I wrote about the effect of the long period of low flow in the River Wear a few weeks ago (see “Summertime Blues …”) and have, now, completed two dioramas depicting the state of the river in the main channel and in a filamentous algae-dominated backwater. The first of these is dominated by free-living green algae, either single cells or coenobia (see note at end), which is a big contrast to the situation I recorded two months earlier when the assemblage was dominated by diatoms, with patches of filamentous green algae (see “Spring comes slowly up this way” and “A question of scale”).
I sent a small sample of the Wolsingham biofilm to Dave John for his opinion on the green algae, and he sent back a list with twenty one different green algae that he had found. Fortunately, this confirmed my own original list, with Keratococcus bicaudatus, Scenedesmus, Desmodesmus and Monoraphidium all featuring. He also commented that Keratococcus is hard to differentiate from Chlorolobium (which is also in his list) and that most of the green alga on his list are usually considered to be planktonic (Keratococcus and Chlorolobium are exceptions) although, as my earlier post suggested, these definitely formed a distinct biofilm on the surface of stones this year in the River Wear.
A diorama showing the biofilm in the River Wear at Woslingham, July 2018. You can see coenobia of Demodesmuss communis (centre), Scenedesmus sp. (left) and Coelastrum microporum (right – half tucked behind a mineral particle, along with single cells of Keratococcus bicaudatus (upright cells) and Monoraphidium. There are also some cells of Achnanthidium minutissimum on short stalks in the foreground and a cluster of Fragilaria gracilis cells in the background.

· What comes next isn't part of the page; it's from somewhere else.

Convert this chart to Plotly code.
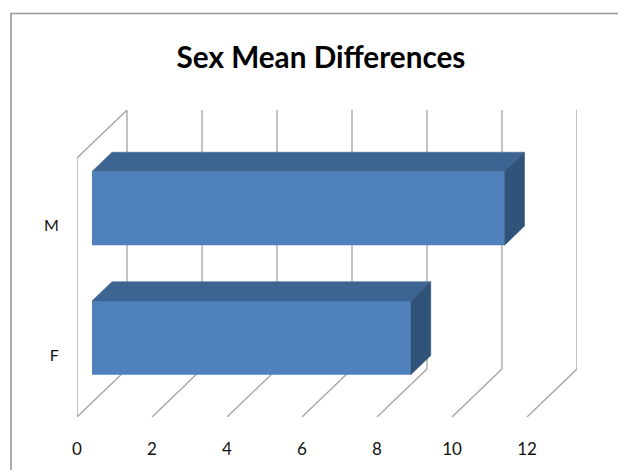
import plotly.graph_objects as go

# Chart content
categories = ["F", "M"]
mean_differences = [8.5, 11]
value_ticks = [0, 2, 4, 6, 8, 10, 12]
title_text = "Sex Mean Differences"

# Oblique projection: how far one full unit of depth shifts a point, in axis units
DEPTH_X = 4 / 3
DEPTH_Y = 0.3707
BAR_FRONT = 0.3
BAR_BACK = 0.7
BAR_THICKNESS = 0.571
X_MAX = 12 + DEPTH_X
Y_MAX = len(categories) + DEPTH_Y

WIDTH, HEIGHT = 618, 470
LEFT, RIGHT, TOP, BOTTOM = 77, 41, 110, 53

GRID = "#a3a3a3"
FRONT = "#4f81bd"
TOP_FACE = "#3e6491"
SIDE_FACE = "#305379"


def project(value, level, depth):
    return value + depth * DEPTH_X, level + depth * DEPTH_Y


def polygon(points, color):
    xs, ys = zip(*(project(*p) for p in points))
    return go.Scatter(
        x=list(xs) + [xs[0]], y=list(ys) + [ys[0]], mode="lines", fill="toself",
        fillcolor=color, line=dict(color=color, width=0.5),
        hoverinfo="skip", showlegend=False,
    )


fig = go.Figure()

centers = [i + 0.5 for i in range(len(categories))]
half = BAR_THICKNESS / 2

# Front faces of the bars
fig.add_trace(go.Bar(
    x=mean_differences,
    y=[c + BAR_FRONT * DEPTH_Y for c in centers],
    base=BAR_FRONT * DEPTH_X,
    width=BAR_THICKNESS,
    orientation="h",
    marker=dict(color=FRONT, line=dict(width=0)),
    showlegend=False,
))

# Top and end faces of the bars
for c, v in zip(centers, mean_differences):
    top, low = c + half, c - half
    fig.add_trace(polygon([(0, top, BAR_FRONT), (v, top, BAR_FRONT),
                           (v, top, BAR_BACK), (0, top, BAR_BACK)], TOP_FACE))
    fig.add_trace(polygon([(v, top, BAR_FRONT), (v, low, BAR_FRONT),
                           (v, low, BAR_BACK), (v, top, BAR_BACK)], SIDE_FACE))


def wall_segment(a, b):
    (x0, y0), (x1, y1) = project(*a), project(*b)
    return dict(type="line", xref="x", yref="y", x0=x0, y0=y0, x1=x1, y1=y1,
                layer="below", line=dict(color=GRID, width=1.3))


# Floor and back-wall gridlines, plus the left wall outline
span = len(categories)
shapes = []
for v in value_ticks:
    shapes.append(wall_segment((v, 0, 1), (v, span, 1)))
    shapes.append(wall_segment((v, 0, 0), (v, 0, 1)))
shapes.append(wall_segment((0, 0, 0), (0, span, 0)))
shapes.append(wall_segment((0, span, 0), (0, span, 1)))

# Chart-area border, open on the right and bottom
plot_w, plot_h = WIDTH - LEFT - RIGHT, HEIGHT - TOP - BOTTOM
px = lambda p: (p - LEFT) / plot_w
py = lambda p: (HEIGHT - BOTTOM - p) / plot_h
shapes.append(dict(
    type="path", xref="paper", yref="paper",
    path=f"M {px(11)} {py(470)} L {px(11)} {py(13.5)} L {px(618)} {py(13.5)}",
    line=dict(color="#979797", width=1.6),
))

fig.update_layout(
    width=WIDTH, height=HEIGHT,
    margin=dict(l=LEFT, r=RIGHT, t=TOP, b=BOTTOM, pad=0, autoexpand=False),
    paper_bgcolor="white", plot_bgcolor="white",
    font=dict(family="Lato", color="#111111"),
    shapes=shapes,
    showlegend=False,
    title=dict(text=title_text, x=321 / WIDTH, xanchor="center", y=1 - 58 / HEIGHT,
               yanchor="middle", automargin=False,
               font=dict(family="Lato", size=29.7, weight="bold", color="#000000")),
    xaxis=dict(range=[0, X_MAX], tickmode="array", tickvals=value_ticks,
               ticktext=[str(v) for v in value_ticks], automargin=False,
               showgrid=False, zeroline=False, showline=False,
               ticks="outside", ticklen=17, tickcolor="rgba(0,0,0,0)",
               tickfont=dict(size=17)),
    yaxis=dict(range=[0, Y_MAX], tickmode="array", tickvals=centers, ticktext=categories,
               automargin=False, ticklabelshift=3,
               showgrid=False, zeroline=False, showline=False,
               ticks="outside", ticklen=14, tickcolor="rgba(0,0,0,0)",
               tickfont=dict(size=16)),
)

fig.write_html("out.html")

There seems to be little hard evidence on the habit of Keratococcus and Chlorobium apart from references to a preference for benthic habitats. I have drawn them as upright cells, drawing on their similarity in form to Characium, for which there is better evidence of an upright habit (although Characium tends to grow on other algae, rather than on hard surfaces). Whereas I often have a strong sense of the three dimensional arrangement of organisms within benthic biofilms, so little has been written about the preferences of these green algae that, apart from the Keratococcus, I have had to show them as a jumble of cells and coenobia across the picture frame.

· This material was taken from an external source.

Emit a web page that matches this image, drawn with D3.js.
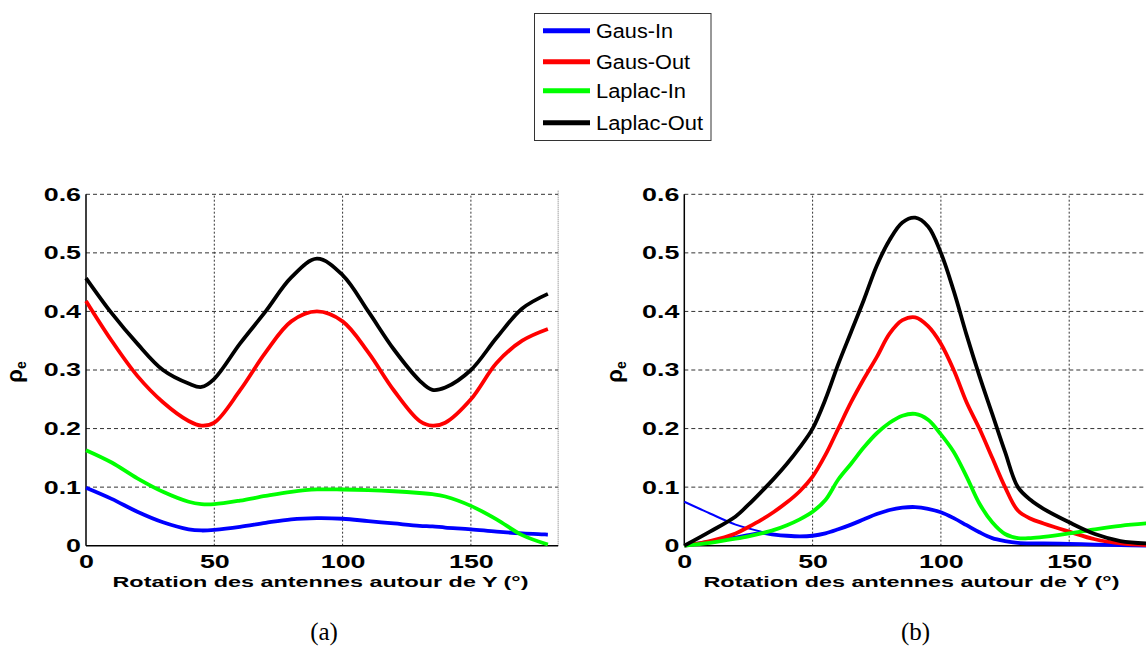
<!DOCTYPE html>
<html>
<head>
<meta charset="utf-8">
<script src="https://cdn.jsdelivr.net/npm/d3@7/dist/d3.min.js"></script>
<style>
  html, body { margin: 0; padding: 0; background: #fff; }
  svg { display: block; }
</style>
</head>
<body>
<svg id="chart" width="1146" height="646"></svg>
<script>
// ---------------- DATA ----------------
const seriesNames = ["Gaus-In", "Gaus-Out", "Laplac-In", "Laplac-Out"];
const seriesColors = ["#0000ff", "#ff0000", "#00ff00", "#000000"];
const yTicks = [0, 0.1, 0.2, 0.3, 0.4, 0.5, 0.6];
const xTicks = [0, 50, 100, 150];
const xLabel = "Rotation des antennes autour de Y (°)";
const panelLabels = ["(a)", "(b)"];

// Panel (a)
const anglesA = [0,10,20,30,40,45,50,60,70,80,90,100,110,120,130,135,140,150,160,170,180];
const gausInA   = [0.099,0.080,0.058,0.040,0.028,0.026,0.027,0.032,0.039,0.045,0.047,0.046,0.042,0.038,0.034,0.033,0.031,0.028,0.024,0.021,0.019];
const gausOutA  = [0.418,0.350,0.290,0.245,0.213,0.205,0.210,0.265,0.330,0.383,0.400,0.383,0.330,0.265,0.213,0.205,0.210,0.250,0.312,0.350,0.370];
const laplacInA = [0.163,0.142,0.115,0.092,0.075,0.071,0.071,0.077,0.085,0.092,0.096,0.096,0.095,0.093,0.090,0.088,0.084,0.068,0.045,0.018,0.002];
const laplacOutA= [0.457,0.397,0.345,0.300,0.277,0.271,0.285,0.345,0.400,0.458,0.490,0.462,0.400,0.335,0.282,0.266,0.270,0.300,0.355,0.405,0.430];

// Panel (b)
const anglesB = [0,10,20,25,30,35,40,45,50,55,60,65,70,75,80,85,90,95,100,105,110,115,120,125,130,135,140,150,160,170,180];
const gausInB   = [0,0.007,0.014,0.018,0.022,0.019,0.017,0.016,0.017,0.021,0.028,0.036,0.045,0.054,0.061,0.065,0.066,0.063,0.057,0.047,0.035,0.023,0.013,0.008,0.005,0.004,0.004,0.003,0.002,0.001,0.000];
const gausOutB  = [0,0.008,0.021,0.032,0.044,0.058,0.074,0.093,0.118,0.155,0.200,0.245,0.285,0.322,0.362,0.385,0.390,0.375,0.345,0.300,0.245,0.200,0.150,0.100,0.060,0.046,0.038,0.024,0.011,0.004,0.001];
const laplacInB = [0,0.005,0.012,0.016,0.021,0.027,0.035,0.045,0.058,0.078,0.113,0.140,0.168,0.192,0.210,0.222,0.225,0.215,0.190,0.160,0.118,0.072,0.040,0.020,0.013,0.013,0.015,0.021,0.028,0.034,0.038];
const laplacOutB= [0,0.024,0.050,0.070,0.092,0.115,0.140,0.168,0.200,0.250,0.310,0.365,0.420,0.478,0.522,0.552,0.560,0.545,0.500,0.435,0.360,0.290,0.225,0.160,0.100,0.078,0.063,0.040,0.020,0.008,0.004];
// secondary short Gaus-In branch in (b)
const anglesB2 = [0,10,20,30];
const gausInB2 = [0.075,0.055,0.036,0.024];

// ---------------- LAYOUT ----------------
const svg = d3.select("#chart");
const pxPerDeg = 2.566;
const xMax = 184;
const yTop = 194.3, yBot = 545.7;
const y = d3.scaleLinear().domain([0, 0.6]).range([yBot, yTop]);

const panels = [
  { x0: 86, angles: anglesA, series: [gausInA, gausOutA, laplacInA, laplacOutA], labelX: 320.5, ylabX: 22, panelLabelX: 324 },
  { x0: 684.3, angles: anglesB, series: [gausInB, gausOutB, laplacInB, laplacOutB], labelX: 911.5, ylabX: 622, panelLabelX: 915.5,
    extra: [{ angles: anglesB2, values: gausInB2, color: seriesColors[0], width: 2 }] }
];

function stretch(sel, k) {
  sel.each(function() {
    const len = this.getComputedTextLength();
    d3.select(this).attr("textLength", len * k).attr("lengthAdjust", "spacingAndGlyphs");
  });
}

panels.forEach((p, pi) => {
  const x = d3.scaleLinear().domain([0, xMax]).range([p.x0, p.x0 + xMax * pxPerDeg]);
  const g = svg.append("g");

  // grid horizontal (dashed)
  g.append("g").selectAll("line").data(yTicks.filter(d => d > 0)).join("line")
    .attr("x1", x(0)).attr("x2", x(xMax))
    .attr("y1", d => y(d)).attr("y2", d => y(d))
    .attr("stroke", "#333").attr("stroke-width", 1).attr("stroke-dasharray", "4,3");
  // grid vertical (dotted)
  g.append("g").selectAll("line").data(xTicks.filter(d => d > 0)).join("line")
    .attr("x1", d => x(d)).attr("x2", d => x(d))
    .attr("y1", y(0)).attr("y2", y(0.6))
    .attr("stroke", "#333").attr("stroke-width", 1).attr("stroke-dasharray", "2,2");
  // right border (dotted)
  g.append("line").attr("x1", x(xMax)).attr("x2", x(xMax)).attr("y1", y(0)).attr("y2", y(0.6) - 4)
    .attr("stroke", "#777").attr("stroke-width", 1).attr("stroke-dasharray", "1,1");

  // axes
  const ya = g.append("g").attr("transform", `translate(${x(0)},0)`)
    .call(d3.axisLeft(y).tickValues(yTicks).tickSize(0).tickPadding(5)
      .tickFormat(d => d === 0 ? "0" : d3.format(".1f")(d)));
  const xa = g.append("g").attr("transform", `translate(0,${y(0)})`)
    .call(d3.axisBottom(x).tickValues(xTicks).tickSize(0).tickPadding(9.5).tickFormat(d3.format("d")));
  [ya, xa].forEach(a => {
    a.select(".domain").attr("stroke", "#000").attr("stroke-width", 1.5);
    a.selectAll("text").attr("font-family", "'Liberation Sans', Arial, sans-serif")
      .attr("font-size", 18.5).attr("font-weight", "bold").attr("fill", "#000");
    stretch(a.selectAll("text"), 1.45);
  });
  ya.select(".domain").attr("d", `M0,${y(0.6)}V${y(0)}`);
  xa.select(".domain").attr("d", `M${x(0)},0H${x(xMax)}`);

  // lines
  const clipId = "clip" + pi;
  svg.append("clipPath").attr("id", clipId).append("rect")
    .attr("x", x(0) - 3).attr("y", y(0.6) - 5).attr("width", xMax * pxPerDeg + 6).attr("height", yBot - yTop + 8);
  const lg = g.append("g").attr("clip-path", `url(#${clipId})`);
  const line = d3.line().x(d => x(d[0])).y(d => y(d[1])).curve(d3.curveCatmullRom.alpha(0.5));
  (p.extra || []).forEach(e => {
    lg.append("path").datum(e.angles.map((a, i) => [a, e.values[i]]))
      .attr("d", line).attr("fill", "none").attr("stroke", e.color).attr("stroke-width", e.width);
  });
  p.series.forEach((vals, si) => {
    lg.append("path").datum(p.angles.map((a, i) => [a, vals[i]]))
      .attr("d", line).attr("fill", "none").attr("stroke", seriesColors[si])
      .attr("stroke-width", 3.8).attr("stroke-linejoin", "round");
  });

  // x label
  g.append("text").attr("x", p.labelX).attr("y", 586.5).attr("text-anchor", "middle")
    .attr("font-family", "'Liberation Sans', Arial, sans-serif").attr("font-size", 14.5).attr("font-weight", "bold")
    .attr("textLength", 416).attr("lengthAdjust", "spacingAndGlyphs").text(xLabel);

  // y label rho_e
  const yl = g.append("text").attr("transform", `translate(${p.ylabX},372) rotate(-90)`)
    .attr("text-anchor", "middle").attr("font-family", "'Liberation Sans', Arial, sans-serif")
    .attr("font-weight", "bold");
  yl.append("tspan").attr("font-size", 22).text("ρ");
  yl.append("tspan").attr("font-size", 14).attr("dy", 4).text("e");

  // panel label
  svg.append("text").attr("x", p.panelLabelX).attr("y", 640).attr("text-anchor", "middle")
    .attr("font-family", "'Liberation Serif', 'Times New Roman', serif").attr("font-size", 25)
    .text(panelLabels[pi]);
});

// ---------------- LEGEND ----------------
const leg = svg.append("g");
leg.append("rect").attr("x", 534.5).attr("y", 13.5).attr("width", 176.5).attr("height", 127)
  .attr("fill", "#fff").attr("stroke", "#333").attr("stroke-width", 1);
const legY = [30.7, 61.7, 90.7, 122.7];
const legW = [77, 94, 90, 107];
seriesNames.forEach((n, i) => {
  leg.append("line").attr("x1", 543).attr("x2", 590).attr("y1", legY[i]).attr("y2", legY[i])
    .attr("stroke", seriesColors[i]).attr("stroke-width", 5);
  leg.append("text").attr("x", 596).attr("y", legY[i] + 7.5)
    .attr("font-family", "'Liberation Sans', Arial, sans-serif").attr("font-size", 20)
    .attr("textLength", legW[i]).attr("lengthAdjust", "spacingAndGlyphs").text(n);
});
</script>
</body>
</html>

The second diorama depicts the tangle of filamentous green algae that I found in the pools beside the main channel. As I mentioned in my earlier post, these are species that I do not normally find at this site and are here, I presume, due to the long period of unusually warm weather and low flows. One difference between these communities and that captured in my first diorama is that there is a more obvious organisation of the constituents here: the Cladophora filaments, though appearing as a tangle to us, form the foundation upon which epiphytes grow directly, but also around which Melosira filaments are entangled, rather like the lianas in a tropical rain forest. The quantity of diatoms around the Cladophora is so great that their brown pigments completely mask the Cladophora’s green cells but note how the density of Cocconeis cells reduces towards the tips – the youngest parts of the filaments.

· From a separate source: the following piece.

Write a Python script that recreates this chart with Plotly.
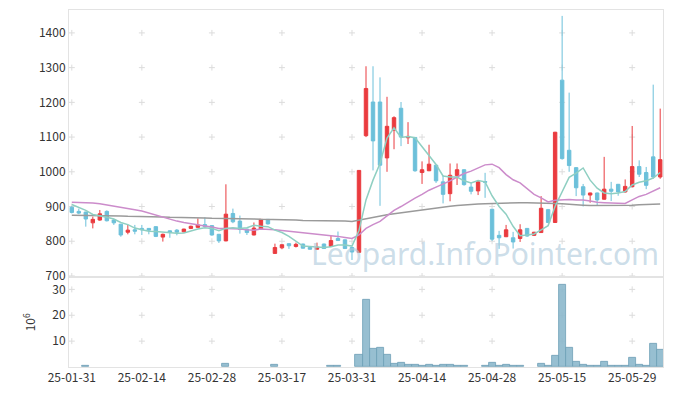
import plotly.graph_objects as go

DATES = ["25-01-31",
 "25-02-03","25-02-04","25-02-05","25-02-06","25-02-07",
 "25-02-10","25-02-11","25-02-12","25-02-13","25-02-14",
 "25-02-17","25-02-18","25-02-19","25-02-20","25-02-21",
 "25-02-24","25-02-25","25-02-26","25-02-27","25-02-28",
 "25-03-04","25-03-05","25-03-06","25-03-07",
 "25-03-10","25-03-11","25-03-12","25-03-13","25-03-14",
 "25-03-17","25-03-18","25-03-19","25-03-20","25-03-21",
 "25-03-24","25-03-25","25-03-26","25-03-27","25-03-28",
 "25-03-31",
 "25-04-01","25-04-02","25-04-03","25-04-04",
 "25-04-07","25-04-08","25-04-09","25-04-10","25-04-11",
 "25-04-14","25-04-15","25-04-16","25-04-17","25-04-18",
 "25-04-21","25-04-22","25-04-23","25-04-24","25-04-25",
 "25-04-28","25-04-29","25-04-30",
 "25-05-02",
 "25-05-07","25-05-08","25-05-09",
 "25-05-12","25-05-13","25-05-14","25-05-15","25-05-16",
 "25-05-19","25-05-20","25-05-21","25-05-22","25-05-23",
 "25-05-26","25-05-27","25-05-28","25-05-29","25-05-30",
 "25-06-02","25-06-04","25-06-05"]

OPEN = [898,886,884,853,861,886,861,849,826,833,837,837,842,812,830,832,827,837,840,848,
        845,820,801,880,858,835,818,835,863,765,781,793,785,792,782,777,792,785,808,804,
        782,768,1104,1201,1201,1040,1120,1183,1098,1099,998,1003,1019,971,937,989,1006,956,945,972,
        892,817,813,810,808,837,817,825,891,854,1264,1062,1012,957,933,939,921,950,964,942,
        957,1015,998,1043,985]
HIGH = [901,894,885,871,890,889,864,850,847,847,847,838,843,822,831,835,836,845,866,869,
        846,821,964,894,874,836,854,864,864,793,791,794,796,793,783,796,793,816,828,805,
        783,1005,1304,1304,1272,1216,1160,1201,1143,1100,1030,1078,1020,990,1024,1024,1007,970,973,997,
        893,830,847,827,849,838,827,930,893,1115,1449,1228,1013,965,940,940,1043,971,965,978,
        1132,1033,1014,1251,1182]
LOW = [880,878,842,837,859,857,847,813,820,820,818,820,812,799,810,817,826,835,839,841,
       816,795,800,852,822,818,817,834,848,764,777,778,782,779,776,776,778,784,801,778,
       746,766,1100,1004,902,1000,1065,1074,1080,1000,965,1002,968,909,915,962,960,935,933,925,
       801,778,812,779,798,813,815,824,852,853,1035,1000,930,900,911,904,920,916,931,940,
       955,985,950,980,980]
CLOSE = [883,881,864,863,879,859,853,818,832,829,833,832,814,820,825,826,835,843,847,842,
         818,801,878,856,834,825,838,863,850,782,790,787,791,780,777,783,779,802,802,779,
         769,1004,1240,1089,1019,1131,1156,1100,1102,1003,1006,1022,974,935,990,1006,963,944,971,970,
         806,810,833,798,833,815,826,895,854,1114,1038,1018,954,933,939,919,950,944,942,958,
         1015,993,961,985,1035]

MA_SHORT = [906,897,889,877,874,869,864,854,848,838,833,829,828,826,825,823,824,830,835,839,
            837,830,837,839,837,839,846,843,842,832,825,814,800,786,785,784,782,784,789,789,
            786,831,919,976,1024,1097,1127,1099,1102,1098,1073,1047,1021,988,985,985,974,968,975,971,
            931,900,878,843,816,818,821,833,845,901,945,984,996,1011,976,953,939,937,939,943,
            962,970,974,982,998]
MA_MID = [912,912,911,910,908,905,902,899,895,891,887,881,875,868,863,858,854,850,847,844,
          841,837,837,837,835,833,832,835,835,833,831,829,828,826,823,821,818,816,814,811,
          808,818,837,848,857,873,889,900,913,924,935,947,956,964,974,985,995,1002,1010,1020,
          1022,1012,992,977,968,952,935,925,913,918,920,920,919,919,916,912,911,911,910,909,
          919,929,935,944,954]
MA_LONG = [875,875,875,874,874,874,873,873,872,872,871,871,870,870,869,869,868,868,867,867,
           866,866,866,865,865,864,864,863,863,862,862,861,861,860,860,859,859,858,858,858,
           857,861,866,870,873,876,879,882,885,888,891,894,896,899,901,903,905,906,907,908,
           909,909,910,910,911,911,911,911,910,909,908,906,905,904,903,903,902,902,902,903,
           904,905,905,906,907]

VOLUME = [0,0,0.4,0,0,0,0,0,0,0,0,0,0,0,0,0,0,0,0,0,
          0,0,1.2,0,0,0,0,0,0,0.8,0,0,0,0,0,0,0,0.3,0.3,0,
          0,4.7,26.1,7.0,7.4,4.7,1.2,1.6,0.8,0.8,0.4,0.8,0.4,0.8,0.8,0.5,0.5,0,0,0.4,
          1.5,0.5,0.8,0.5,0.5,0,0,1.2,0.3,4.4,31.7,7.4,1.9,0.8,0.4,0.4,1.9,0.4,0.4,0.4,
          3.5,0.8,0.4,9.0,6.8]

PRICE_TICKS = [700, 800, 900, 1000, 1100, 1200, 1300, 1400]
VOL_TICKS = [10, 20, 30]
X_TICKS = DATES[::10]

RED = "#ea3b3f"
BLUE = "#6cc0da"
FONT = "Noto Sans CJK KR"

fig = go.Figure()

fig.add_trace(go.Candlestick(
    x=DATES, open=OPEN, high=HIGH, low=LOW, close=CLOSE,
    increasing=dict(line=dict(color=RED, width=1), fillcolor=RED),
    decreasing=dict(line=dict(color=BLUE, width=1), fillcolor=BLUE),
    whiskerwidth=0, xaxis="x", yaxis="y"))

fig.add_trace(go.Bar(x=DATES, y=VOLUME, width=1.0,
                     marker=dict(color="rgba(140,184,204,0.9)",
                                 line=dict(color="#6f9fb6", width=[0.8 if v > 0 else 0 for v in VOLUME])),
                     xaxis="x2", yaxis="y2"))

fig.add_trace(go.Scatter(x=DATES, y=MA_LONG, mode="lines", line=dict(color="#9a9a9a", width=1.5),
                         xaxis="x", yaxis="y"))
fig.add_trace(go.Scatter(x=DATES, y=MA_MID, mode="lines", line=dict(color="#cc8ccb", width=1.5),
                         xaxis="x", yaxis="y"))
fig.add_trace(go.Scatter(x=DATES, y=MA_SHORT, mode="lines", line=dict(color="#8fcfc2", width=1.5),
                         xaxis="x", yaxis="y"))

# grid crosses at tick intersections, drawn below the data
shapes = []
for xr, yr, yticks in (("x", "y", PRICE_TICKS), ("x2", "y2", VOL_TICKS)):
    for t in X_TICKS:
        for v in yticks:
            common = dict(type="line", xref=xr, yref=yr, xsizemode="pixel", ysizemode="pixel",
                          xanchor=t, yanchor=v, layer="below",
                          line=dict(color="#dcdcdc", width=1))
            shapes.append(dict(x0=-3, x1=3, y0=0, y1=0, **common))
            shapes.append(dict(x0=0, x1=0, y0=-3, y1=3, **common))

axis_common = dict(showgrid=False, zeroline=False, showline=True, mirror=True,
                   linecolor="#e3e3e3", linewidth=1, automargin=False)

fig.update_layout(
    width=673, height=396,
    margin=dict(l=69, r=10, t=10, b=29),
    paper_bgcolor="white", plot_bgcolor="white",
    showlegend=False,
    font=dict(family=FONT, size=12, color="#333"),
    xaxis=dict(type="category", categoryorder="array", categoryarray=DATES,
               range=[-0.4, 84.4], showticklabels=False, ticks="",
               rangeslider=dict(visible=False), anchor="y", **axis_common),
    yaxis=dict(domain=[0.255, 1], range=[700, 1466], tickvals=PRICE_TICKS, ticks="",
               tickfont=dict(size=12, color="#333"), **axis_common),
    xaxis2=dict(type="category", categoryorder="array", categoryarray=DATES,
                range=[-0.4, 84.4], matches="x", anchor="y2",
                tickvals=X_TICKS, ticktext=X_TICKS, ticks="", tickangle=0,
                tickfont=dict(size=12, color="#333"), **axis_common),
    yaxis2=dict(domain=[0, 0.25], range=[0, 34.5], tickvals=VOL_TICKS, ticks="",
                title=dict(text="10<sup>6</sup>", font=dict(size=12, color="#333"), standoff=14),
                tickfont=dict(size=12, color="#333"), **axis_common),
    bargap=0,
    shapes=shapes,
    annotations=[dict(text="Leopard.InfoPointer.com", xref="paper", yref="paper",
                      x=0.70, y=0.319, xanchor="center", yanchor="middle", showarrow=False,
                      font=dict(family="Noto Sans", size=30, color="rgba(175,203,220,0.65)"))],
)

fig.write_html("out.html", config={"displayModeBar": False},
               post_script="document.body.style.margin='0';")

Depiction of filamentous algae growing in the margins of the River Wear at Wolsingham in July 2018, showing epiphytic Cocconeis pediculus and entangled Melosira varians.
There have been some recurring themes in my posts this summer: one is that UK rivers have been behaving quite differently to previous years, due to a combination of low flows (more accurately, a lack of the scour associated with high flows) and warm, well-lit conditions. The low flows have also resulted, to some extent, in rivers becoming more physically heterogeneous, with side-pools and silty areas developing distinct assemblages of algae quite different to those encountered in the main channel. Sometimes, the sum of these effects is for rivers to look less healthy than is usually the case.
The Wear at Wolsingham is one of those sites that I like to think I know well, having visited the location so many times over the past 30 years. It is reassuring, in a rather humbling way, to know that it still has the capacity to surprise me.
Dave’s list of green algae from the Wolsingham biofilm, July 2018
Coelastrum astroideum (very small and atypical)
Coelastrum microporum (very small and atypical)
Desmococcus olivaceum (subaerial species)
A coenobium is a colony in which the cell number is fixed at the time of formation and not augmented subsequently. Coenobia are particularly common in the Chlorococcalees.